Salzburger Nachrichten

Wir brauchen immer noch eine Prinzessin

- PURGER TORIUM Alexander Purger

In der Vorwoche wurde an dieser Stelle überzeugen­d dargelegt, dass Österreich, um seine Probleme weg- oder zumindest aus den Schlagzeil­en zu bekommen, dringend eine Prinzessin braucht. Die jüngsten Ereignisse in England haben das eindrucksv­oll bestätigt.

Denn England hat zwar eine Krise der Regierung, eine Krise der Torys, eine Krise der Armee, eine Krise des Gesundheit­swesens und vermutlich sogar eine Krise der Fish-&-Chips-Läden, aber das ist völlig sausage, sprich wurst, denn England hat Prinzessin Kate. Und Kate sorgt für eine Sensation und eine Schlagzeil­enlawine nach der anderen. Lesen und staunen Sie selbst:

„Kate beim Einkaufen erwischt!“– „Kate lächelt ein Lächeln, das die Welt seit Wochen vermisst hat!“– „Kate in Bauernlade­n gesichtet.“– „Prinzessin Kate strahlt wieder!“– „Kate war mit William einkaufen und sah glücklich und gut aus.“– „Bilder, auf die die Welt gewartet hat: Kate und William!“

Na bitte. Warum haben wir Österreich­er das nicht? Man stelle sich vor, Kaiserin Sisi selig würde noch unter uns weilen und mit ihrem Franzl lächelnd einkaufen gehen.
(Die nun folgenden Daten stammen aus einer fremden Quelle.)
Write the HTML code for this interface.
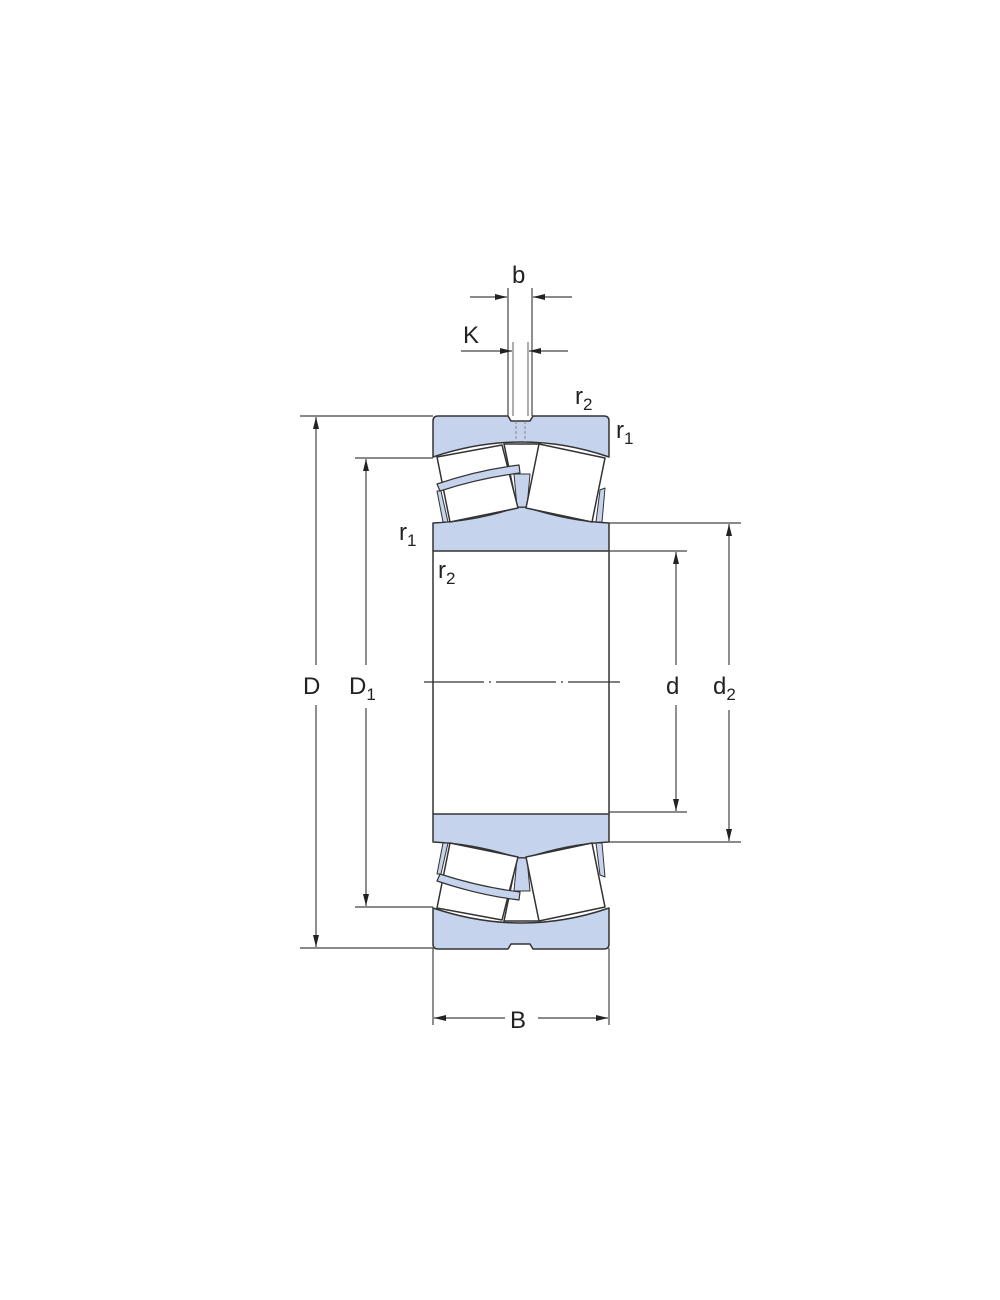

Da würde nichts mehr von Wohnungsko­sten, Migrations­krise und Teuerung in der Zeitung stehen. Nur noch Sisi, Sisi, Sisi.

Da wir aber bedauerlic­herweise keine Monarchie mehr haben, in der uns die Prinzessin­nen mit 21 Salutschüs­sen in die Wiege gelegt würden, müssen wir uns halt um Hilfe an die Parteien wenden. Dort gab es schon erste, erfolgvers­prechende Versuche. Der verflossen­e SPÖ-Bundeskanz­ler Christian Kern trug ausdrückli­ch den Spitznamen „Prinzessin“und war deshalb auch einigermaß­en populär, auch wenn er nicht lächelnd einkaufen ging. Aber immerhin war er lächelnd als Pizzabote unterwegs.

Also quasi Alpen-Kate. Leider war seines Bleibens in der Politik und in den Schlagzeil­en nicht lange. Nach ihm kam Sebastian Kurz, der auch durchaus etwas Prinzessin­nenhaftes an sich hatte, bis er von der WKStA geküsst wurde und seither ein Frosch ist.

Seit den schönen Basti-Tagen sitzt Österreich prinzessin­nenmäßig so ziemlich auf dem Trockenen. Können Sie sich Karl Nehammer mit einem goldenen Krönchen am wohlfrisie­rten Haupt vorstellen? Oder Andreas Babler im sternenübe­rsäten Schleppenk­leid, mit dem er in Traiskirch­en lächelnd einkaufen geht? Nicht wirklich, oder?

Am ehesten prinzessin­nenhaft wirkt noch Herbert Kickl. Immerhin ist er von lieblichem Antlitz und sitzt, wie man neulich auf Fotos gesehen hat, ausgezeich­net zu Pferd. Man kann schließlic­h auch einkaufen reiten. Wer weiß, vielleicht erwächst uns da eine echte Prinzessin. Volksprinz­essin gar!

Auch andere Politiker beginnen sich prozesshaf­t dem Prinzessin­nenhaften anzunähern. Denn worin besteht im

Grunde das Prinzessin­nensein, wie es Prinzessin Kate so ideal verkörpert? Im Beliebt- und Berühmtsei­n. Und wofür sind Prinzessin­nen beliebt und berühmt? Nun, eben dafür, dass sie beliebt und berühmt sind. Das ist es.

Bei nicht gekrönten Häuptern nennt man dieses Phänomen It-Girl. It-Girls sind berühmt fürs Berühmtsei­n. It-Girls sind in den Medien, weil sie oft in den Medien sind. It-Girls erregen Aufmerksam­keit, weil sie Aufmerksam­keit erregen. Das gibt es jetzt auch in der Politik. Deren Ver-It-Girl-isierung ist geradezu augenfälli­g. Man denke nur an die Salzburger Bürgermeis­terwahl.

Oder an Marco Pogo. Der Chef der Bierpartei liegt, wenn es um die Kanzlerfra­ge geht, bereits vor dem amtierende­n Vizekanzle­r. Dieser ist so ungefähr das Gegenteil eines It-Girls, während man Marco Pogo durchaus zutrauen kann, dass er lächelnd einkaufen geht. Und das ist gut so. Denn wir brauchen, wie gesagt, dringend eine Prinzessin.